To validate computational results against realistic values, the calculation of the environmental loads acting on the TSPC and the soil constitutive model parameters calibration were made using metocean and geotechnical data from the Aberdeen Offshore Wind Farm (AOWF).
In total, five centre-to-centre distances were considered ranging from 1.2 to 2.0 times the diameter of the suction buckets. Two governing Ultimate Limit State (ULS) load combinations were identified, corresponding to WTG rated wind speed and 50-year storm conditions. Finally, two soil types were addressed, medium-loose sand, modelled by the Hardening Soil Model (HSM) and soft-stiff clay, represented by the NGI-ADP model. The contribution of the above parameters to the mobilization of failure mechanisms, and the evolution of foundation stiffness, was investigated.
Based on this work, it is concluded that the TSPC behaves very similarly to a mono-caisson for the most clustered geometrical configurations, especially in clay, where the formation of an inner soil plug is evident. For larger centre-to-centre distances in sandy soils, the TSPC approaches the behaviour of the SBJ, with the mobilization of axial caisson pair capacity being the main resistance factor against overturning moment loading. With the current knowledge, it is not straightforward to determine which geometrical configuration is the most optimal in terms of structural steel efficiency and installability in sand and clay. Thus, the challenge of the TSPC design optimization remains.

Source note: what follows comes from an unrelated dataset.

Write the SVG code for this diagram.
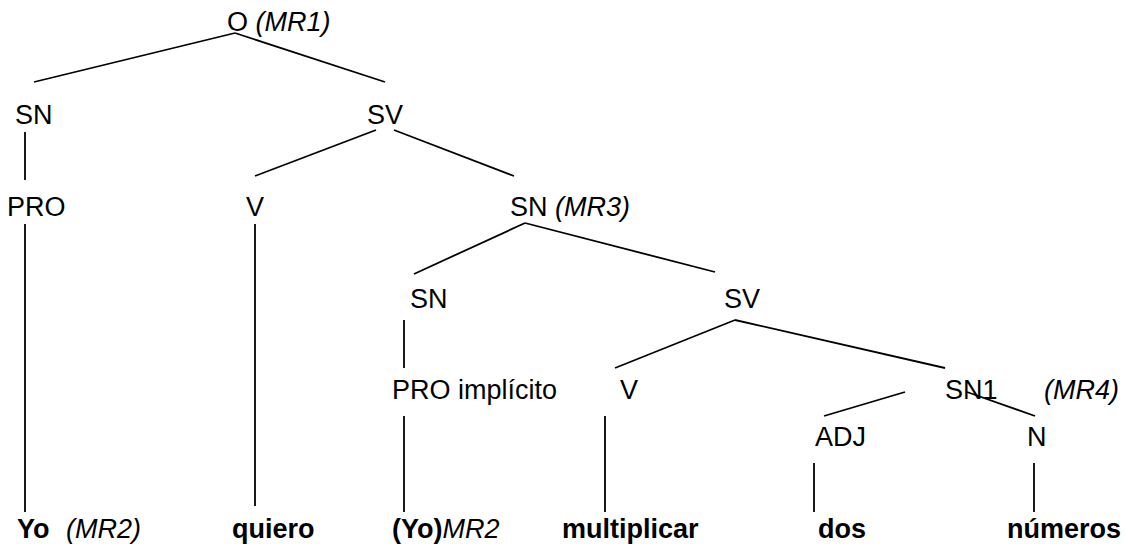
<svg xmlns="http://www.w3.org/2000/svg" width="1125" height="544" viewBox="0 0 1125 544">
<style>
text{font-family:"Liberation Sans",Arial,sans-serif;font-size:27px;fill:#000}
.it{font-style:italic}
.b{font-weight:bold}
#connectors line{stroke:#000;stroke-width:1.8;fill:none}
</style>
<rect width="1125" height="544" fill="#fff"/>
<g id="connectors">
<line x1="34" y1="82" x2="235" y2="33"/>
<line x1="235" y1="33" x2="385" y2="82"/>
<line x1="25" y1="132" x2="25" y2="180"/>
<line x1="376" y1="130" x2="255" y2="176"/>
<line x1="394" y1="130" x2="514" y2="176"/>
<line x1="25" y1="224" x2="25" y2="512"/>
<line x1="255" y1="224" x2="255" y2="506"/>
<line x1="525" y1="223" x2="414" y2="274"/>
<line x1="525" y1="223" x2="715" y2="272"/>
<line x1="404" y1="320" x2="404" y2="368"/>
<line x1="735" y1="320" x2="615" y2="368"/>
<line x1="735" y1="320" x2="945" y2="368"/>
<line x1="404" y1="416" x2="404" y2="512"/>
<line x1="605" y1="416" x2="605" y2="512"/>
<line x1="905" y1="392" x2="824" y2="416"/>
<line x1="967" y1="392" x2="1035" y2="416"/>
<line x1="814" y1="463" x2="814" y2="512"/>
<line x1="1034" y1="463" x2="1034" y2="512"/>
</g>
<g id="n-O"><text x="227" y="31">O <tspan class="it">(MR1)</tspan></text></g>
<g id="n-SN1"><text x="15" y="124">SN</text></g>
<g id="n-SV1"><text x="367" y="124">SV</text></g>
<g id="n-PRO"><text x="7" y="216">PRO</text></g>
<g id="n-V1"><text x="246" y="216">V</text></g>
<g id="n-SN2"><text x="510" y="216">SN <tspan class="it">(MR3)</tspan></text></g>
<g id="n-SN3"><text x="410" y="308">SN</text></g>
<g id="n-SV2"><text x="724" y="308">SV</text></g>
<g id="n-PROimp"><text x="392" y="399">PRO implícito</text></g>
<g id="n-V2"><text x="620" y="399">V</text></g>
<g id="n-SN4"><text x="945" y="399">SN1</text><text class="it" x="1044" y="399">(MR4)</text></g>
<g id="n-ADJ"><text x="815" y="446">ADJ</text></g>
<g id="n-N"><text x="1027" y="446">N</text></g>
<g id="w-yo"><text class="b" x="17" y="538">Yo</text><text class="it" x="66" y="538">(MR2)</text></g>
<g id="w-quiero"><text class="b" x="232" y="538">quiero</text></g>
<g id="w-yo2"><text x="392" y="538"><tspan class="b">(Yo)</tspan><tspan class="it">MR2</tspan></text></g>
<g id="w-mult"><text class="b" x="562" y="538">multiplicar</text></g>
<g id="w-dos"><text class="b" x="818" y="538">dos</text></g>
<g id="w-num"><text class="b" x="1007" y="538">números</text></g>
</svg>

The results of this work, however, can be used to outline the optimization process by providing starting points for normalised centre-to-centre distances in sand and clay, combined with further research on the quantification and normalisation of connection beam costs and rigidity. The investigation of different embedment ratios, accounting for installability, would also contribute to that direction. Finally, the assessment of TSPC behaviour under cyclic and dynamic load is encouraged since it can shed light on a potential strategic advantage against conventional WTG foundations.